Troy Media – By Pierre Lemieux
I met Conrad Black twice. The first time was at George Jonas’ birthday party in mid-2005. Hosted by Black’s friend and lawyer Eddie Greenspan, it was a very enjoyable event in a very civilized place. Cigarettes were available on all tables, and I was invited to smoke my cigar in the house. The second time, later that same year, was two days before Conrad Black was indicted in Chicago. I had invited him to a lunch meeting of my Freedom Club, a Montréal salon I created with my late friend Bob Bexon.
Black and I are very different persons. He is – or was – a rich international jet setter, and what I would call, with due respect for a friend, a somewhat politically naïve conservative. I am a poor libertarian author who views politics with no romance (to paraphrase James Buchanan, the Nobel prize-winning economist).
Can’t call U.S. really free anymore
During our conversation, Black claimed the United Kingdom and the United States were free countries. I think America is the least un-free country in the word (at least for somebody with my own personal preferences); yet I argued and would still argue that neither America nor England can be called really free anymore.
Ironically, Conrad Black admires Franklin D. Roosevelt, who tightened the first bolts in the implacable machine that was to send Black to jail three quarters of a century later. The Securities and Exchange Commission (SEC), a creature of FDR, was an early and crucial actor in what has become the persecution of Conrad Black.
Like Dr. Jekyll and Mr. Hyde, Black had a dual political personality. On the one hand, he congregated with many liberticidal establishment figures, the sort of people who meet at Davos or the Trilateral Commission and conspire for increased state power to social engineer our lives. In 2001, the British government made him Lord Black of Crossharbour.
On the other hand, Lord Black gave a refreshing libertarian orientation to the newspapers he owned and built. It was under his leadership in 2001 that Britain’s Daily Telegraph launched its “Free Country” editorial series with an extraordinary piece by Charles Moore. That piece ended with, “The Labour Government’s Queen’s Speech is a shopping list of attacks on our liberties. Libertad o muerte!” Future historians will remember.
Everything I have seen and read suggests that, as he has himself claimed for half a dozen years, Conrad Black is innocent of the crimes he was charged with – and “crimes” should be put in quotes.

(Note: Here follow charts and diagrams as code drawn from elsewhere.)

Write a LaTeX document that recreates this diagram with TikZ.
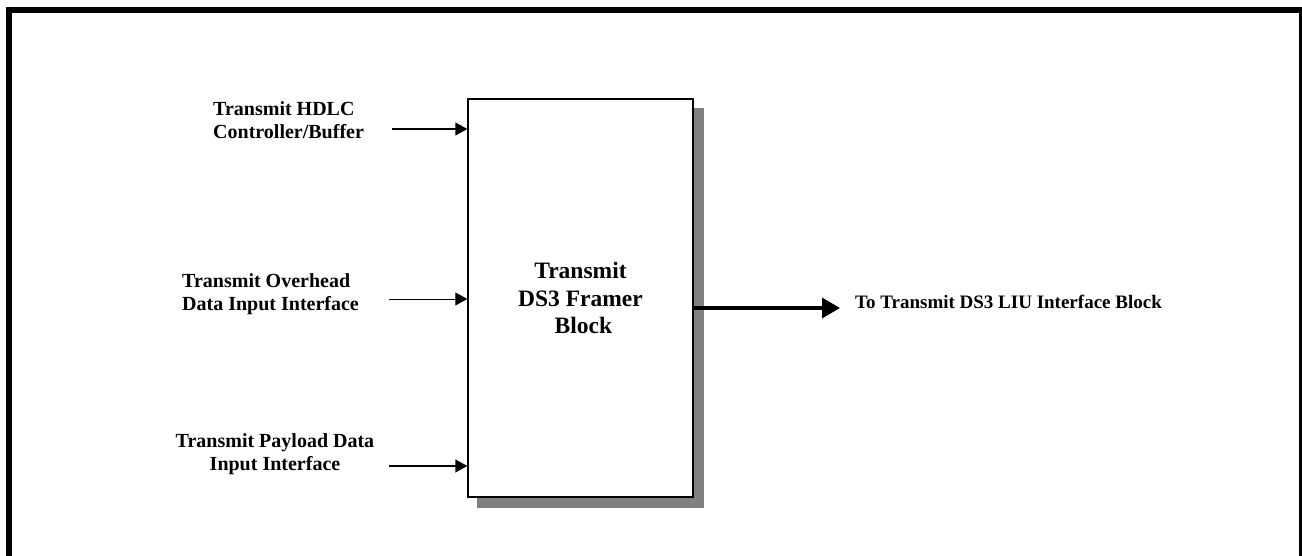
\documentclass[tikz,border=0pt]{standalone}
\usepackage{fontspec}
\setmainfont{Liberation Serif}
\usetikzlibrary{arrows.meta,backgrounds,calc}
\definecolor{shadowgray}{RGB}{128,128,128}
\begin{document}
\begin{tikzpicture}[x=1pt,y=-1pt,
  lbl/.style={font=\bfseries\fontsize{20}{23}\selectfont, inner sep=0pt},
  outlbl/.style={font=\bfseries\fontsize{19}{22}\selectfont, inner sep=0pt},
  blockbox/.style={draw, fill=white, line width=1.5pt, minimum width=225pt, minimum height=398pt,
    align=center, font=\bfseries\fontsize{23.5}{27.5}\selectfont},
  inarrow/.style={line width=1.5pt, -{Triangle[length=12pt,width=13pt]}},
  thinarrow/.style={line width=1pt, -{Triangle[length=12pt,width=13pt]}},
  outarrow/.style={line width=3.5pt, -{Triangle[length=18pt,width=20pt]}}]
\useasboundingbox (0,0) rectangle (1302,555);
\begin{scope}
\clip (0,0) rectangle (1302,555);
\draw[line width=6.5pt, line join=miter] (9,590) -- (9,10) -- (1302,10) -- (1302,590);
\end{scope}

\node[blockbox] (blk) at (580.5,298) {Transmit\\DS3 Framer\\\hspace*{0.25em}Block};
\begin{scope}[on background layer]
\fill[shadowgray] ($(blk.south west)+(10,10)$) rectangle ($(blk.north east)+(10,10)$);
\end{scope}

\node[lbl, anchor=west, align=left] (hdlc) at (213,120) {Transmit HDLC\\Controller/Buffer};
\node[lbl, anchor=west, align=left] (ovh) at (182,294) {Transmit Overhead\\Data Input Interface};
\node[lbl, anchor=center, align=center] (pay) at (275,454) {Transmit Payload Data\\Input Interface};
\node[outlbl, anchor=base west] (liu) at (855,308) {To Transmit DS3 LIU Interface Block};

\coordinate (hin) at (392,129);
\coordinate (oin) at (389,299);
\coordinate (pin) at (389,466);
\coordinate (oend) at (840,308);

\draw[inarrow] (hin) -- (hin -| blk.west);
\draw[thinarrow] (oin) -- (oin -| blk.west);
\draw[inarrow] (pin) -- (pin -| blk.west);
\draw[outarrow] (blk.east |- oend) -- (oend);
\end{tikzpicture}
\end{document}
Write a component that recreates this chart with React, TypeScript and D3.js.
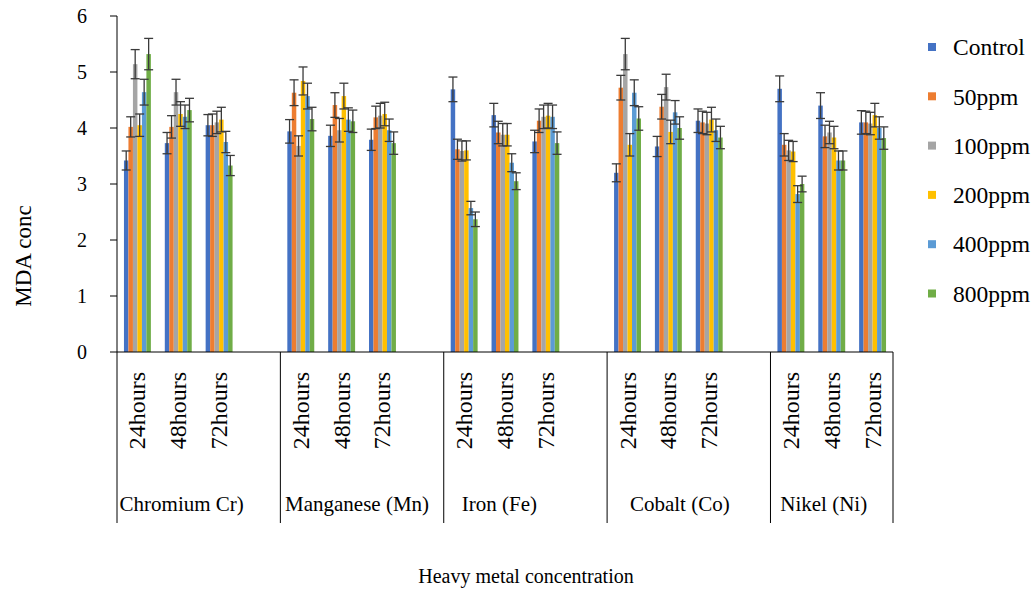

The case, no doubt, is complicated, but it started with a contractual disagreement with some investors, the sort of thing that should have been settled in civil courts. Instead, the SEC and some little prosecutors in Chicago unleashed all the power and resources of Leviathan against the international businessman.
They did not charge him with murder, assault, theft, or any old-fashioned fraud, but with vague crimes that did not exist a few decades ago, and to which they added obstruction of justice. The laws are now so numerous and complex that little room is left for contracts between sophisticated financiers – “capitalist acts between consenting adults”, as philosopher Robert Nozick would have said. Witness the “honest services” theory, which was pared down by the Supreme Court as Black sat in jail, cancelling two of the four charges under which he had been found guilty.
The author of the Federalist Papers # 62 (Hamilton or Madison) saw the danger of such a proliferation of made-up laws: “The internal effects of a mutable policy are still more calamitous. It poisons the blessing of liberty itself. It will be of little avail to the people, that the laws are made by men of their own choice, if the laws be so voluminous that they cannot be read, or so incoherent that they cannot be understood; if they be repealed or revised before they are promulgated, or undergo such incessant changes that no man, who knows what the law is to-day, can guess what it will be to-morrow. Law is defined to be a rule of action; but how can that be a rule, which is little known, and less fixed?”
It could happen to you
In our countries, the criminal justice system evolved as a means to protect individual liberty against violent criminals, real thugs, and obvious thieves. Plenty of safeguards were built in so as to prevent the system from persecuting innocents and becoming a simple tool of the state. These safeguards have continuously eroded during the 20th century.
Institutions have their logic, and we end with up a criminal justice system that regularly throws the full power of the state – and God knows how powerful it has become – against individuals whose “crimes” are contractual glitches, or are simply generated by changing interpretations of complex and mutable laws. Conrad Black is one (ironical) example among many. It could happen to you, too.
Pierre Lemieux is an economist and author who lives in Maine. His latest book (with William Bonner) is The Idea of America: What It Was and How It Was Lost (Laissez-Faire Books, 2011).